Russian giants’ shares to drop, Unicom Partner says

'It’s a bit early yet to speak of a serious downfall in the global economy, at least because even the world’s leading economists and central banks aren’t able to come up with any adequate statements yet,’ Unicom Partner Investment Company’s Asset Management Director Sergei Kaliberda said to UrBC, relating to the recent lowest-ever decrease in Russian stock markets’ indices (MICEX index lost 4.29% and RTS index dropped by 4.41%).

'I believe, however, that a certain slowing down of global economic growth is to be expected, and the current situation is grave enough. The root of the evil lies in the badly coordinated policies of the world’s largest central banks and the ‘buy now and pay later’ principle that has become so popular with the developed countries. As these countries’ populations were thus able to spend much more than they earned, the global markets ended up with numerous financial ‘soap bubbles’ that are bound to explode,’ he explained.

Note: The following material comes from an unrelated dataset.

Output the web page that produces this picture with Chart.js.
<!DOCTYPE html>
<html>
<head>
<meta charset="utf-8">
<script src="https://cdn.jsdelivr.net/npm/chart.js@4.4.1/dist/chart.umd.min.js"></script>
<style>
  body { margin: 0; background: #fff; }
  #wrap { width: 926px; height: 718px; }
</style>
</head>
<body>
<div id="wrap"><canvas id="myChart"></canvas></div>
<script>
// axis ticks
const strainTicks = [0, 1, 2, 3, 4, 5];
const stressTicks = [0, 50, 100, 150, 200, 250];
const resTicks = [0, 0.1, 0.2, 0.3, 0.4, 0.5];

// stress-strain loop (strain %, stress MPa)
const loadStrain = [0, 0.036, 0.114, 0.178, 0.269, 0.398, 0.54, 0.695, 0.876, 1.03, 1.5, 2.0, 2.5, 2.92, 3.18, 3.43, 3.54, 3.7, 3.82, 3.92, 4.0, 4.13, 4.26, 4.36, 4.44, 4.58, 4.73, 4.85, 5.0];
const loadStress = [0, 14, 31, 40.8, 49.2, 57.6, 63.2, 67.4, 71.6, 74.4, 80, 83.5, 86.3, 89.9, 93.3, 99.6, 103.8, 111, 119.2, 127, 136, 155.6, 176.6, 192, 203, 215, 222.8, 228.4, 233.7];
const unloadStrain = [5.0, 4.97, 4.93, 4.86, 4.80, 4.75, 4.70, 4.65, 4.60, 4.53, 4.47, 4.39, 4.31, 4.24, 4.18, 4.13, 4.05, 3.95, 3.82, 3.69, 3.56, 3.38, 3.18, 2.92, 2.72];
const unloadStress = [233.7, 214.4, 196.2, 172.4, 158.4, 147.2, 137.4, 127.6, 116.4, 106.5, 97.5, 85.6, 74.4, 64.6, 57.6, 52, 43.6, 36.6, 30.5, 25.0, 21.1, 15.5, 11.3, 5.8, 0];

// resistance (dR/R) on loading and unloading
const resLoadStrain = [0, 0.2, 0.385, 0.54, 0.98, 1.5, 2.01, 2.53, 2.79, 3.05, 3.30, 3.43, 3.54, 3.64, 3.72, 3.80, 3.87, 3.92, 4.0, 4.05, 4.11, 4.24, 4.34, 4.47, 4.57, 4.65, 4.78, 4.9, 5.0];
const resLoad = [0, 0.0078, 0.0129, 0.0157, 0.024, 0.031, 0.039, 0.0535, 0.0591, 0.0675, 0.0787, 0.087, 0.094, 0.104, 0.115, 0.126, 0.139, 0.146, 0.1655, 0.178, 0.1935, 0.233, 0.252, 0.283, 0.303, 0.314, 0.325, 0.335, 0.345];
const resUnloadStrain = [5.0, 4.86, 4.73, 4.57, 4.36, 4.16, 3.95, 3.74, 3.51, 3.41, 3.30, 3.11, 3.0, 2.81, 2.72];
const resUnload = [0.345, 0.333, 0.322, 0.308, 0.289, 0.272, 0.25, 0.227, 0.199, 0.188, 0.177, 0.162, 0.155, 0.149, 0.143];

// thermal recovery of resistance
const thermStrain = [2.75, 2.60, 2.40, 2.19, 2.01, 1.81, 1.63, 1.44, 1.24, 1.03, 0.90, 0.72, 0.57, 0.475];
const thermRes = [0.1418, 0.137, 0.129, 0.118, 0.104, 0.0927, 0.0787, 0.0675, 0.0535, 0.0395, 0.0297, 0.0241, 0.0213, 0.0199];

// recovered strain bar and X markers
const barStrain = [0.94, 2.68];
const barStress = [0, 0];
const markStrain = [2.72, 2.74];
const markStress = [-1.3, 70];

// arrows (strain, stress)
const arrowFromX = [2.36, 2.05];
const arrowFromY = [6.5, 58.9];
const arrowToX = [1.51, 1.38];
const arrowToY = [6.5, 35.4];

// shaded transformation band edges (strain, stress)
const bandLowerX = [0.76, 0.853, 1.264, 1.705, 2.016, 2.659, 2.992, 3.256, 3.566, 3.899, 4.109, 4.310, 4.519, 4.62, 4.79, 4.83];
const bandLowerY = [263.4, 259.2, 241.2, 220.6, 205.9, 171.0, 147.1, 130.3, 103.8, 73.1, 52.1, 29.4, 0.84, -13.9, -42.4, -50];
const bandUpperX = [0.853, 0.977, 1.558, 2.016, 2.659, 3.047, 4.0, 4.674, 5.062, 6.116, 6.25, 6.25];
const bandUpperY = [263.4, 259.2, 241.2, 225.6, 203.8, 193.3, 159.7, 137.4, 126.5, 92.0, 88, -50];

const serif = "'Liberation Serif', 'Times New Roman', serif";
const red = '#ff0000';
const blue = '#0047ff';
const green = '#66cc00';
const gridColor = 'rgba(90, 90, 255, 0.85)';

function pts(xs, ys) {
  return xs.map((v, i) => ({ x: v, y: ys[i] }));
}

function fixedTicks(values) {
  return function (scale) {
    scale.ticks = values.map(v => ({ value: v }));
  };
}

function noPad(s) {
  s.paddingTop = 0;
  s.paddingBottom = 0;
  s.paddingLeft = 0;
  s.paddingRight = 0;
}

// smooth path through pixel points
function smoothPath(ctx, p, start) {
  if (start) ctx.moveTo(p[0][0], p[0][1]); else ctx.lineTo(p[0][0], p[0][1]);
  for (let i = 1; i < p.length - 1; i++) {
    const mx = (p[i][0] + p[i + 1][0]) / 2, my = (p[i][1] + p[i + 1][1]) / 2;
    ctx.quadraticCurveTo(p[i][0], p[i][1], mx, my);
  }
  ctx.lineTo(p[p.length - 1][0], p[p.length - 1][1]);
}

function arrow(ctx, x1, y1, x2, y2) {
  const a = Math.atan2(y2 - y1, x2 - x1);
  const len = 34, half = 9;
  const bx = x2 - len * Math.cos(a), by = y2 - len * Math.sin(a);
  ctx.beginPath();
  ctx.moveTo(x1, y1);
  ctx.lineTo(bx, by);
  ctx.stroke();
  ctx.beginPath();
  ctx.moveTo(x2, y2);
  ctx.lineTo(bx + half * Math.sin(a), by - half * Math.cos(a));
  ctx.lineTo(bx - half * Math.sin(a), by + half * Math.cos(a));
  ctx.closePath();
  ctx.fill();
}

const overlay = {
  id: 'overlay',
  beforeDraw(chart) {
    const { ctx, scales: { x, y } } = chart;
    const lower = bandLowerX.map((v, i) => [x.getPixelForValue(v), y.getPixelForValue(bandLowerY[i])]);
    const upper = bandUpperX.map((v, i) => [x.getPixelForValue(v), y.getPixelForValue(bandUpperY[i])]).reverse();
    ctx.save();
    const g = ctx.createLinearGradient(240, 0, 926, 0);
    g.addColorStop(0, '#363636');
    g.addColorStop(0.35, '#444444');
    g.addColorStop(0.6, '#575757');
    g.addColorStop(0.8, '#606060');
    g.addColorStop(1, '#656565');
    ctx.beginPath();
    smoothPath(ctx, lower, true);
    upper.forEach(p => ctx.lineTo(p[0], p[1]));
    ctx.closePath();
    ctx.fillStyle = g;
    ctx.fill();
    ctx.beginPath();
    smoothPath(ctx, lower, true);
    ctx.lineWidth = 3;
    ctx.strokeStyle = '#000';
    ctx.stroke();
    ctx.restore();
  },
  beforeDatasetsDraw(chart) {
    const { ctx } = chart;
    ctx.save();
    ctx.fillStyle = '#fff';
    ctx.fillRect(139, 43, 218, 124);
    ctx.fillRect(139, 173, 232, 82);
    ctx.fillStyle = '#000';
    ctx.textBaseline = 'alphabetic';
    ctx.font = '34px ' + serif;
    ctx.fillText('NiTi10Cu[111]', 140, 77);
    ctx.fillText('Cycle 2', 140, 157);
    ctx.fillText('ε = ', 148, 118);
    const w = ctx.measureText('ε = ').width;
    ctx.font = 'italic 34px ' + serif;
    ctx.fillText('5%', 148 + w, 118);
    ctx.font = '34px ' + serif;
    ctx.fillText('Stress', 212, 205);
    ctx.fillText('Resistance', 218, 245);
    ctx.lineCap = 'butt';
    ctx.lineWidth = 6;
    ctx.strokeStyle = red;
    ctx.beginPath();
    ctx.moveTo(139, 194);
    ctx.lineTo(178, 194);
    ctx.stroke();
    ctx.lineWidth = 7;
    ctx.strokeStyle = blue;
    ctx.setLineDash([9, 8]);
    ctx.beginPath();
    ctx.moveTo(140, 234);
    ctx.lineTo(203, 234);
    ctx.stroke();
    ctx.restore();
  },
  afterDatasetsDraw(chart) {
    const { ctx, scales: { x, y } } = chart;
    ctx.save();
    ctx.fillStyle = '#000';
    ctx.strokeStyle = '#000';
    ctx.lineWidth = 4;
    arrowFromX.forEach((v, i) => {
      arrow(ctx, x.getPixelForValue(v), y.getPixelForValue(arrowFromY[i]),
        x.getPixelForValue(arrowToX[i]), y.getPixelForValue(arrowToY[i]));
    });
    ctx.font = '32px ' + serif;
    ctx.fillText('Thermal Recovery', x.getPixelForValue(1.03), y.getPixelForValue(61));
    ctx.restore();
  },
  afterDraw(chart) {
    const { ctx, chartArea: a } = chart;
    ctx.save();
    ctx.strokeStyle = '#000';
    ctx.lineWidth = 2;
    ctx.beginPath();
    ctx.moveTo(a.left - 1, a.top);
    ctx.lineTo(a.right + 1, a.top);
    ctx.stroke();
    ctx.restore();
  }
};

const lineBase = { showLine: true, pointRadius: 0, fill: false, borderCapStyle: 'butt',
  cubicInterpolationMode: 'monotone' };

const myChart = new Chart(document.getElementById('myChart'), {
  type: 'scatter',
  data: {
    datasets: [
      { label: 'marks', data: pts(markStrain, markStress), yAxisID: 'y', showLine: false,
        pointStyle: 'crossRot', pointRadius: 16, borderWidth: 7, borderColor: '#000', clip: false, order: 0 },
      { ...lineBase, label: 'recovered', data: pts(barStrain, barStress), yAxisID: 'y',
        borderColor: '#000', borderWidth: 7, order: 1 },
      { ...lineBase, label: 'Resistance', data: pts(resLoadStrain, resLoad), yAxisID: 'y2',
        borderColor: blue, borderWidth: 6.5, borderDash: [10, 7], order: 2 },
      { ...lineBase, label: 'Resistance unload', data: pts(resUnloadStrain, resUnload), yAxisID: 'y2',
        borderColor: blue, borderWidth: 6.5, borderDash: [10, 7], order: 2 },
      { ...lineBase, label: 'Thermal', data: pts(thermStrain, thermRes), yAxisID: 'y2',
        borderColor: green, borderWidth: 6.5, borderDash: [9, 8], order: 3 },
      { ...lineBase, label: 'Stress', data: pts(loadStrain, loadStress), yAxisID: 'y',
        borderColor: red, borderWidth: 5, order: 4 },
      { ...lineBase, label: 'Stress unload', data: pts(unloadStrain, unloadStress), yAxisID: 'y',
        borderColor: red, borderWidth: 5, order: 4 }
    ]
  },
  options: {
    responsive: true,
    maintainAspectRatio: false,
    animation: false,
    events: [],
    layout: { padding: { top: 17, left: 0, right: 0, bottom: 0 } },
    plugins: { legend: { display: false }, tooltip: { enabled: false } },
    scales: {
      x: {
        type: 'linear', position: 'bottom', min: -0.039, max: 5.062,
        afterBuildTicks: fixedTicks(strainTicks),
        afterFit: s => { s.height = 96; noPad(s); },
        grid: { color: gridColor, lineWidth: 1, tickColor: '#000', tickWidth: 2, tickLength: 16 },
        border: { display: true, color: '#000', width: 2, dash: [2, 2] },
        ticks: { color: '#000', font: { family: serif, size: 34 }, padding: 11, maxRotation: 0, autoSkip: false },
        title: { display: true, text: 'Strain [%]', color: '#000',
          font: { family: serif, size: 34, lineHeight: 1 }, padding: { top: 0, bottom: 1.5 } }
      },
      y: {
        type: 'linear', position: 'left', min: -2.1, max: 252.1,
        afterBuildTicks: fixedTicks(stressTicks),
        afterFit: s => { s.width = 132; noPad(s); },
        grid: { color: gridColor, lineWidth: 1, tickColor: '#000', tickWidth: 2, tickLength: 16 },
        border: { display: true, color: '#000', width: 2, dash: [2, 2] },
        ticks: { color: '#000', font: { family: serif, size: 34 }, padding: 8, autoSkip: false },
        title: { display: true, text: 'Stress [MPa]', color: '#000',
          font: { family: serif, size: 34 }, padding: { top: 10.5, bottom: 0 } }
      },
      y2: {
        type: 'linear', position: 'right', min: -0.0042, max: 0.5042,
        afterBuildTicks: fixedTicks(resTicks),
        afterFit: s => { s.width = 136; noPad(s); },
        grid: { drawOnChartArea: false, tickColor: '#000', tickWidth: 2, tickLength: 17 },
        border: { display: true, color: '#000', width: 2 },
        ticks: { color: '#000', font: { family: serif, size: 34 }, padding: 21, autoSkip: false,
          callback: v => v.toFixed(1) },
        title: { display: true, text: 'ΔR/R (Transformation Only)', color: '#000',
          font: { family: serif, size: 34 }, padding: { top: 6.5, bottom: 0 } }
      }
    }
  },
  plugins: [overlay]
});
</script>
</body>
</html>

'The U.S. mortgage lending market is one such ‘soap bubble’ - one of the many that started to explode last year. This trend is likely to continue. Given that unlimited consumption and easily obtained loans were the driving force behind the economies of both the U.S. and a lot of Asian countries (whose marketing outlets are largely based in the United States and Europe), the crisis is certain to affect the whole world’s economic growth,’ Mr. Kaliberda said.

'As for the shares of large Russian companies, I am inclined to think they are most likely to plummet. We have been ignoring the bad news from the West for too long, and this bad news is way too serious. For the time being, I’d say RTS index is not likely to drop below 2,100 points,’ he noted.